In Focus

Even a father cannot 'stalk'

The Varnika Kundu case brought ‘Stalking’ back into the spotlight it belongs. The law should be used to book ‘stalking fathers’ too, writes Manu Shrivastava

Isn’t it a scary situation to be 'stalked'? However, will you even realise if someone stalks you in person or online? And, do you even know what stalking means, at least legally? Some of us may have paid a reasonable amount of attention to the term 'stalking', if not the act, particularly during the media coverage of Varnika Kundu case where the Chandigarh-based DJ was allegedly stalked.

While the Kundu case promised sufficient attention, ‘stalking’ had anyway been incorporated into the Indian Penal Code (IPC) through Section 354D in April 2013 after the infamous Nirbhaya Rape case of December 2012 that led to Criminal Law (Amendment) Act 2013. It will, however, take many more high profile cases and maybe more serious crimes for people and women, in particular, to understand the gravity of ‘stalking’ and how something seemingly innocuous can lead to more dangerous crimes such as molestation, rape and murder.

According to Section 354 D of the Indian Penal Code:
(1) Any man who—
follows a woman and contacts, or attempts to contact such woman to foster personal interaction repeatedly despite a clear indication of disinterest by such woman; or monitors the use by a woman of the internet, email or any other form of electronic communication, commits the offence of stalking;
(2) Whoever commits the offence of stalking shall be punished on first conviction with imprisonment of either description for a term which may extend to three years, and shall also be liable to fine; and be punished on a second or subsequent conviction, with imprisonment of either description for a term which may extend to five years, and shall also be liable to fine.

The Criminal Law (Amendment) Act 2013 defined ‘Stalking’ and broke the section into specific clauses; made the law gender-specific and the punishment more stringent. However, like most other laws, the challenges faced are the same - poor implementation, lack of awareness and hard-nosed mindsets of people and authorities as well. Little wonder then that the Kundu case made an offence as 'small' as ‘Stalking’ hit headlines.

Very often when a woman is being stalked she chooses to ignore the stalker and tries to evade the situation. In case of physical stalking, a woman may change her route or time of travel or commute and in case of online stalking, may block the perpetrator's profile or simply delete her own account. Cases and first person accounts reveal that running away or letting go of a stalker is never a solution.

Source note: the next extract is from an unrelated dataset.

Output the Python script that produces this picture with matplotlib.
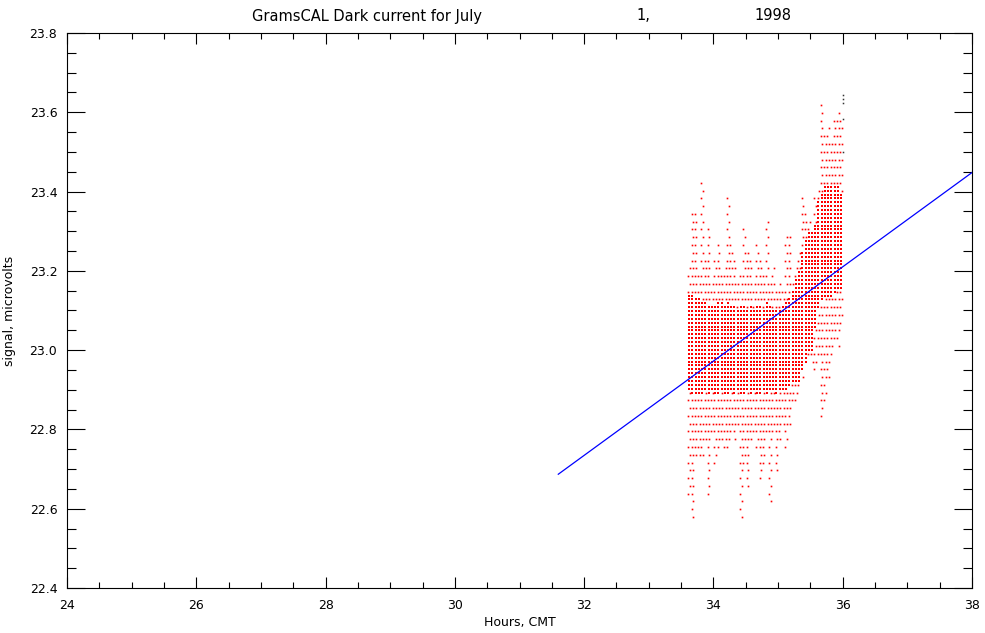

In almost all such situations, an ‘ignored’ stalker returns with a higher sense of misplaced courage and may aggravate his/her attempts to get attention or get things done. Every activity of a stalker much be accounted for and a formal written complaint should be made in a police station. The police are also slowly accepting the seriousness of stalking and more and more cases are being registered under Section 354D of IPC.

One very important and equally ignored aspect of stalking is that the crime is often committed by ‘family members’ which, owing to patriarchal mindset, is simply not taken into consideration by even the authorities. What happens when a girl’s father, brother, uncle or her mother stalks her? Such cases are dismissed by the police, counsellors, even support groups as ‘family matters’ making it almost impossible for a woman to seek refuge except through extraneous judicial means. Most such women are abused by family, judged by society and dismissed by authority and all of this veiled from public outrage by a misplaced sense of ‘family dignity’ and ‘culture’.

The Indian Constitution grants every citizen The Right To Live With Dignity under the fundamental Right to Life. Any act committed by a man that violates a woman’s right to live with dignity qualifies as abuse and is punishable by law. When the victim resorts to becoming independent, the family often harasses and stalks her and with no action from the police the problems get compounded. This brings to fore the need to increase awareness about ‘stalking’ as a serious crime and in accepting the fact that anyone, even a family member, following or monitoring a woman and her activities, against her wishes, is a ‘stalker’ under Section 354D of the IPC.

There have been several cases in the past when the victim’s failure to report ‘stalking’ or the police’s refusal to register and take cognizance of an offence led to the murder or rape of the victim. The most notable case being of Priyadarshini Mattoo, a law student, who was raped and brutally murdered by her stalker. Although Priyadarshini had lodged complaints of harassment, intimidation and stalking against her stalker whose father was a senior IPS officer, she was liquidated. Unfortunately, fact remains, women themselves don’t take stalking seriously without realising the consequences.

Films have played a significant role in justifying stalking where the protagonist of a film stalks a girl and is shown as wooing her by doing so. Raanjhanaa, for instance, glorified and justified the entire act of stalking. The influence of films on the common man is a given. The Central Board of Film Certification and the film fraternity also, therefore, have a responsible role to play by not glamourising an act such.

In the case of Varnika Kundu, the facts of the case will be revealed gradually in due course of investigation but what it has successfully managed to do is bring ‘stalking’, an ‘innocuous’ act, in the purview of legal and social debates.